Leo Baeck Day School to close northern campus

The Leo Baeck Day School's northern campus in York Region.

The Leo Baeck Day School is closing its northern campus at the end of the 2018-19 school year. It’s the latest in a string of Jewish day schools to leave Toronto’s northern suburbs.

The school’s board announced it would close its campus on the Joseph & Wolf Lebovic Jewish Community Campus in York Region, where it moved two years ago, and consolidate students in its southern campus.

“Today is an incredibly sad day for Leo Baeck, as well as the entire Jewish community, which is losing another Jewish day school in York Region,” said Lisa Dack, president of the school’s board of directors, in a statement announcing the closure. “For eight years, we have tried to find a way to reverse the trend of declining enrolment. Unfortunately, despite our best efforts, we find ourselves with no option but to close the campus.”

Currently, the northern campus has 14 preschool students and 146 elementary students, while the southern branch, in Toronto’s Cedarvale neighbourhood, has 110 preschool students and 392 elementary students.

The school had an operating deficit in “the hundreds of thousands” of dollars last year and is estimating a similar deficit this year, according to its website.

Two years ago, Leo Baeck sold its building on Atkinson Avenue in Thornhill and moved farther north onto the Lebovic campus, intending to share a building with the TanenbaumCHAT high school there.

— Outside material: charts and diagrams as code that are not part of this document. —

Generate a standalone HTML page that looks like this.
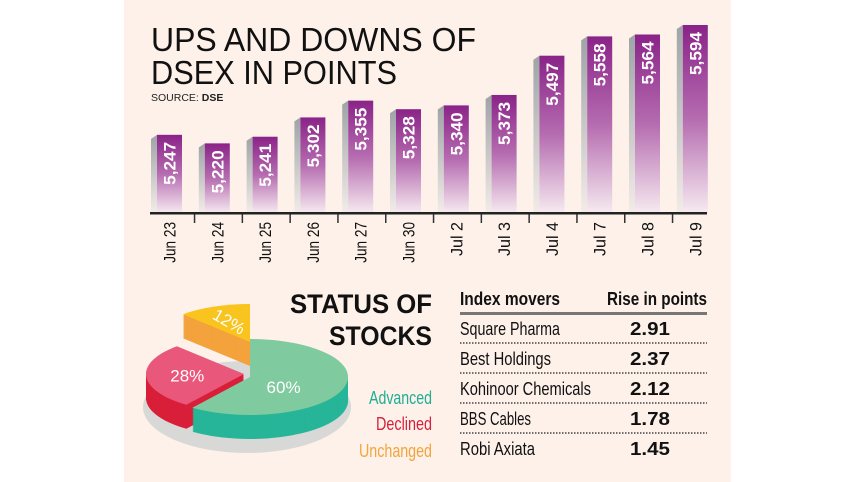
<!DOCTYPE html>
<html><head><meta charset="utf-8"><style>
html,body{margin:0;padding:0;background:#fff;}
svg{display:block;font-family:"Liberation Sans",sans-serif;}
</style></head><body>
<svg id="chart" width="857" height="482" viewBox="0 0 857 482" xmlns="http://www.w3.org/2000/svg">
<defs>
<linearGradient id="barGrad" x1="0" y1="0" x2="0" y2="1">
<stop offset="0" stop-color="#8a2388"/><stop offset="0.5" stop-color="#b56cb0"/><stop offset="1" stop-color="#f6eaf0"/>
</linearGradient>
<linearGradient id="sideGrad" x1="0" y1="0" x2="0" y2="1">
<stop offset="0" stop-color="#9ea3a6"/><stop offset="1" stop-color="#f2ece8"/>
</linearGradient>
</defs>
<rect x="124" y="0" width="607" height="482" fill="#fdf1ea"/>
<text x="151" y="51" font-size="33" textLength="325" lengthAdjust="spacingAndGlyphs" fill="#111">UPS AND DOWNS OF</text>
<text x="151" y="84" font-size="33" textLength="246" lengthAdjust="spacingAndGlyphs" fill="#111">DSEX IN POINTS</text>
<text x="151" y="101" font-size="10.5" fill="#222">SOURCE: <tspan font-weight="bold">DSE</tspan></text>
<g id="bars"></g>
<g id="pie"></g>
<text x="432" y="313" text-anchor="end" font-size="27" font-weight="bold" textLength="142" lengthAdjust="spacingAndGlyphs" fill="#111">STATUS OF</text>
<text x="432" y="345" text-anchor="end" font-size="27" font-weight="bold" textLength="103" lengthAdjust="spacingAndGlyphs" fill="#111">STOCKS</text>
<text x="432" y="404" text-anchor="end" font-size="18" textLength="63" lengthAdjust="spacingAndGlyphs" fill="#1fae92">Advanced</text>
<text x="432" y="430" text-anchor="end" font-size="18" textLength="56" lengthAdjust="spacingAndGlyphs" fill="#d7213c">Declined</text>
<text x="432" y="457" text-anchor="end" font-size="18" textLength="73" lengthAdjust="spacingAndGlyphs" fill="#f3a53a">Unchanged</text>
<g id="table">
<text x="460" y="305" font-size="18" font-weight="bold" textLength="100" lengthAdjust="spacingAndGlyphs" fill="#111">Index movers</text>
<text x="707" y="305" text-anchor="end" font-size="18" font-weight="bold" textLength="100" lengthAdjust="spacingAndGlyphs" fill="#111">Rise in points</text>
<rect x="460" y="312" width="247" height="3" fill="#777"/>
</g>
</svg>
<script>
var categories=["Jun 23","Jun 24","Jun 25","Jun 26","Jun 27","Jun 30","Jul 2","Jul 3","Jul 4","Jul 7","Jul 8","Jul 9"];
var values=[5247,5220,5241,5302,5355,5328,5340,5373,5497,5558,5564,5594];
var valueLabels=["5,247","5,220","5,241","5,302","5,355","5,328","5,340","5,373","5,497","5,558","5,564","5,594"];
var pieLabels=["Advanced","Declined","Unchanged"];
var pieValues=[60,28,12];
var movers=["Square Pharma","Best Holdings","Kohinoor Chemicals","BBS Cables","Robi Axiata"];
var rises=["2.91","2.37","2.12","1.78","1.45"];

var NS="http://www.w3.org/2000/svg";
function mk(tag,attrs,parent){var e=document.createElementNS(NS,tag);for(var k in attrs){e.setAttribute(k,String(attrs[k]));}parent.appendChild(e);return e;}
var baseY=213, yMin=5000, pxPer=0.3165;
function yScale(v){return baseY-(v-yMin)*pxPer;}
var x0=157, step=47.8, bw=25;
function xScale(i){return x0+i*step;}
var g=document.getElementById('bars');
for(var i=0;i<values.length;i++){
  var x=xScale(i), y=yScale(values[i]);
  var side=mk('polygon',{points:(x-6)+','+(y+4)+' '+x+','+y+' '+x+','+baseY+' '+(x-6)+','+baseY,fill:'url(#sideGrad)'},g);
  
  
  var r=mk('rect',{x:x,y:y,width:bw,height:baseY-y,fill:'url(#barGrad)'},g);
  
  
  var t=mk('text',{x:0,y:0,transform:'translate('+(x+bw/2+6)+','+(y+50)+') rotate(-90)','font-size':17,'font-weight':'bold',fill:'#fff',textLength:43,lengthAdjust:'spacingAndGlyphs'},g);
  t.textContent=valueLabels[i];
  
  
  var c=mk('text',{x:0,y:0,transform:'translate('+(x+bw/2+6)+','+(baseY+9)+') rotate(-90)','font-size':17,'text-anchor':'end',fill:'#111',textLength:categories[i].length*6.8,lengthAdjust:'spacingAndGlyphs'},g);
  c.textContent=categories[i];
  
  
  if(i>0){var tk=mk('rect',{x:x-11,y:baseY,width:1.5,height:10,fill:'#333'},g);
    
    }
}
var ax=mk('rect',{x:150,y:baseY-1,width:557,height:2.5,fill:'#222'},g);



var pg=document.getElementById('pie');
var cx=250,cy=377,rx=98,ry=38,depth=24;
var topCols=['#7fca9f','#e9587a','#f9c41e'], sideCols=['#27b598','#d81f38','#f3a23c'];
var offs=[[0,0],[-6,-3],[0,-35]];
var base=mk('ellipse',{cx:cx-3,cy:cy+depth+6,rx:rx+6,ry:ry+8,fill:'#d8d8d6'},pg);


function pt(a,ox,oy,dy){return [cx+ox+rx*Math.sin(a),cy+oy+dy-ry*Math.cos(a)];}
function slicePath(a0,a1,ox,oy,dy){
  var p0=pt(a0,ox,oy,dy),p1=pt(a1,ox,oy,dy);var large=(a1-a0)>Math.PI?1:0;
  return 'M'+(cx+ox)+','+(cy+oy+dy)+' L'+p0[0]+','+p0[1]+' A'+rx+','+ry+' 0 '+large+' 1 '+p1[0]+','+p1[1]+' Z';
}
var total=0;for(var i=0;i<pieValues.length;i++){total+=pieValues[i];}
var angles=[];var acc=0;
for(var i=0;i<pieValues.length;i++){var a0=acc/total*2*Math.PI;acc+=pieValues[i];angles.push([a0,acc/total*2*Math.PI]);}
var order=[2,1,0];
for(var k=0;k<order.length;k++){
  var si=order[k],a=angles[si],o=offs[si];
  for(var d=depth;d>0;d-=1){var s=mk('path',{d:slicePath(a[0],a[1],o[0],o[1],d),fill:sideCols[si]},pg);
    
    }
}
for(var k=0;k<order.length;k++){
  var si=order[k],a=angles[si],o=offs[si];
  var s=mk('path',{d:slicePath(a[0],a[1],o[0],o[1],0),fill:topCols[si]},pg);
  
  
  var mid=(a[0]+a[1])/2;
  var f=si==0?0.36:0.58;
  var lx=cx+o[0]+rx*f*Math.sin(mid), ly=cy+o[1]-ry*f*Math.cos(mid)+(si==0?6:0);
  var t=mk('text',{x:lx,y:ly+6,'text-anchor':'middle','font-size':17,fill:'#fff'},pg);
  if(si==2){t.setAttribute('transform','rotate(30 '+lx+' '+ly+')');}
  t.textContent=pieValues[si]+'%';
  
  
}

var tg=document.getElementById('table');
var moverWidths=[100,91,131,71,75];
for(var i=0;i<movers.length;i++){
  var y=328+i*30;
  var n=mk('text',{x:460,y:y+7,'font-size':18,fill:'#111',textLength:moverWidths[i],lengthAdjust:'spacingAndGlyphs'},tg);
  n.textContent=movers[i];
  
  
  var v=mk('text',{x:650,y:y+7,'text-anchor':'middle','font-size':18,'font-weight':'bold',fill:'#111',textLength:40,lengthAdjust:'spacingAndGlyphs'},tg);
  v.textContent=rises[i];
  
  
  if(i<movers.length-1){var l=mk('line',{x1:460,x2:707,y1:y+15,y2:y+15,stroke:'#444','stroke-width':1.5,'stroke-dasharray':'1.5 1.5'},tg);
    
    }
}
</script>
</body></html>
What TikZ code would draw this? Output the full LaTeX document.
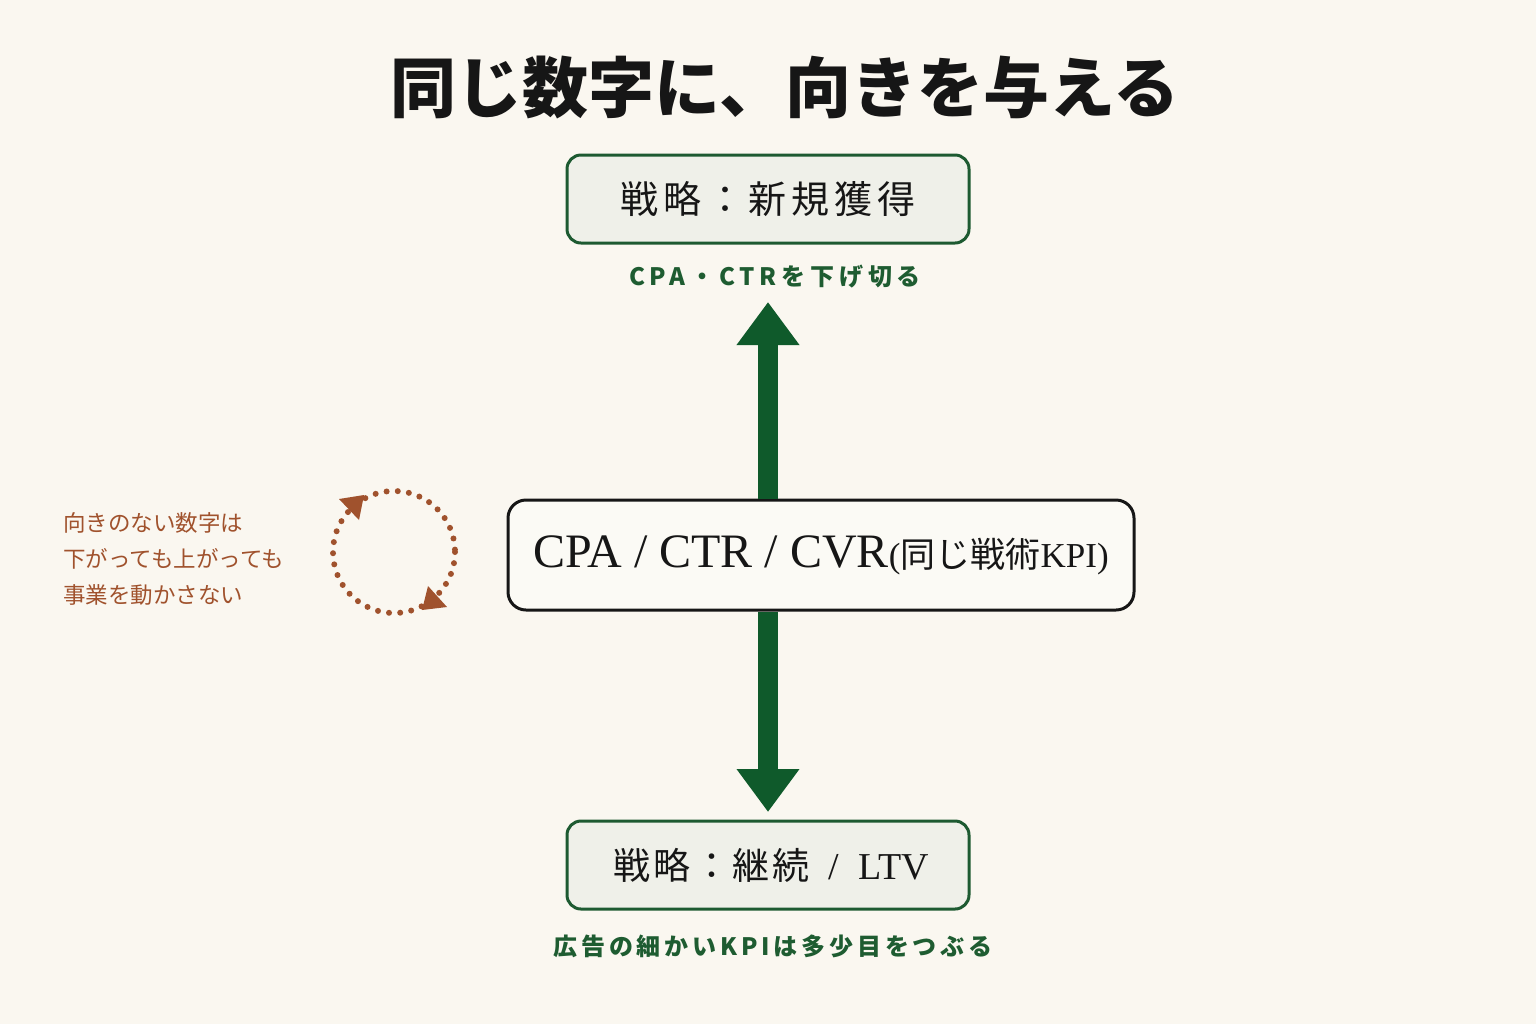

Leo Baeck spent about $500,000 renovating the space for its students. However, before it moved in, TanenbaumCHAT closed the campus and moved its students to its southern campus.

READ: THINKING OUTSIDE THE BOX ON EDUCATION

“We moved with the best evidence that we had two years ago,” Dack said in an interview with The CJN. “There was no evidence we would have been successful in the old location, either.”

The school’s efforts to boost enrolment included not only moving closer to where the majority of its northern Jewish families lived, but also offering subsidizing busing, capping tuition for middle-income families and extending its hours.

“The administration and the board of directors put everything they had into this. We know the problem we had is bigger than our school, but it doesn’t make it any less terrible for our school,” Dacks said.

The declining enrolment meant that the school could not continue to offer single grade classes with a good balance of boys and girls.

“We were at the point where this extended beyond finances. The majority of grades don’t have enough children to maintain a healthy learning environment. Money doesn’t fix that,” Dack said.

Next year, Bialik Hebrew Day School, which has 280 students enrolled in its northern branch on the Lebovic campus, will be the only non-Orthodox day school north of Toronto’s city limits. The school announced last week that is opening a third Grade 1 class in the next school year, due to increased demand.

VICTOR BJÖRKUND PHOTO

TanenbaumCHAT and Associated Hebrew Day Schools have also closed their northern campuses in the last two years.

Eitz Chaim Schools, an Orthodox school, announced earlier this year that it will be consolidating from three campuses to two. In 2012, Robbins Hebrew Academy closed its campus on Bayview Avenue, moving students further south.

“It’s part of a pattern that’s hit Thornhill hard for all sorts of reasons, the pre-eminent one is the cost of tuition,” said Mordechai Ben-Dat, one of the founders of the advocacy group Grassroots for Affordable Jewish Education.

“The excellence of the schools has to be drawn to people’s attention.… If tuition were completely affordable, parents would be likely to try it.”

The high cost of housing and the good reputation of the region’s public schools, two of which offer Hebrew-language options, have also been credited as factors in the precipitous drop in enrolment in the area’s day schools.

Leo Baeck has said it will offer free busing to students from the northern campus next year.

Today is an incredibly sad day for Leo Baeck.
– Lisa Dack

The school is also discussing the lease of the building with TanenbaumCHAT and the Jewish Federation of Greater Toronto.

Mandie Orvitz, president of the parents’ association at the north campus and a member of the board, said that while news of a school closing always comes as a surprise, “everyone has seen the writing on the wall.”

Her family lives in North York and she said that her children will be moving to the southern campus.

Many families are still considering their options, but a number of them have asked for tours of the southern campus and are speaking to parents who have children enrolled there.

Still, she said, the news was “heart-breaking.… This is a community, it’s not just a school.”